How to write Christian songs
Helen Thorne | 1 Nov 2011
At Sorted last year, Andrew Cowan from St Helen's, Bishopsgate, gave some great hints on how to write Christian songs. So helpful, in fact, we thought we’d share them on our blog! Andrew writes …
Colossians 3:16-17 tells us that our singing is meant to help the word of Christ dwell in us richly as we sing to each other as well as to God … so how do we write songs to help us do that? Here are four big principles and a few random bonus tips that I am finding helpful at the moment. Songs need to be:
- Biblical: always start with the Bible. Our songs need to teach biblical truth accurately, so that we are actually singing the word of Christ.
- Understandable: the words we sing need to be clear and memorable: not using jargon, confusing language or too many metaphors… but at the same time poetic enough to be interesting and fresh (easy, yeah?). If not the word of Christ will be lost because we won’t understand or remember it!

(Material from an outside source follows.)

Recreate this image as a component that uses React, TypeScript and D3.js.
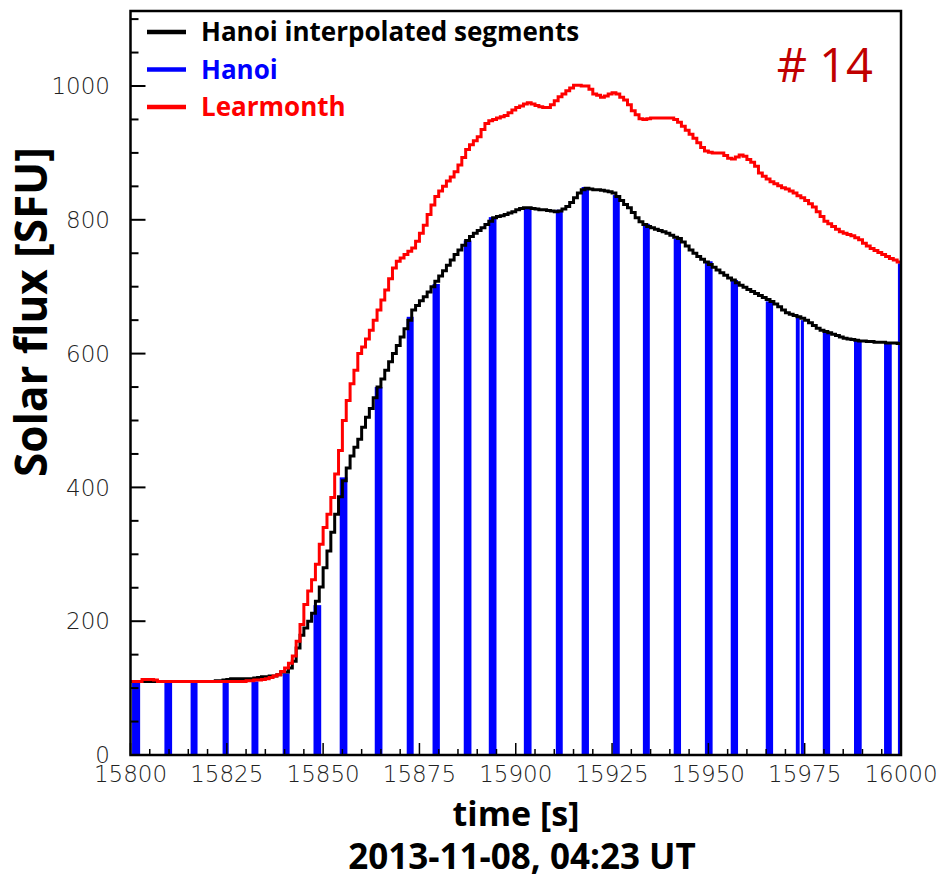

- Singable: the tune needs to be singable by the average congregation member. This might mean avoiding overly complicated syncopation and keeping the melody somewhere between the A below middle C and the D an octave above.
- Lyrical: the words and tune need to be appropriate for each other... (eg. triumphant words need a triumphant tune), and it should be catchy enough to help us remember the words!
Here are a few more tips in no particular order:
- Don’t try and write the next Christian number one hit. You probably won’t, and anyway you will just be serving yourself. Remember your goal is to serve the church by helping us sing praise to God and encourage one another.
- If you’re struggling for words, try and use what you’ve heard in church recently. Did the sermon have 3 points? See if they can be your 3 verses and write a chorus that sums up the big idea. OR… find an old hymn that no one sings because the tune is awful and come up with a new melody!
- Keep the focus in the words away from us and more about God. Let’s sing more about how awesome God is (because he is) and less about how we feel (because that isn’t the most important thing).
- Don’t try to cram too many ideas into one song. Why not pick one idea, like Jesus as King, or God as Trinity and write about that? A song that expresses one big idea clearly is much more useful to the church than a song that cobbles together lots of ideas badly!
- Let your pastor, youth worker, or Christian friends look at it and give you feedback (and learn how to take constructive criticism well!)
- Hard work pays off. Just give it a go and don’t be afraid to fail.
So let’s get writing, and don’t forget to pray… we need God’s help both to understand his word and express it clearly!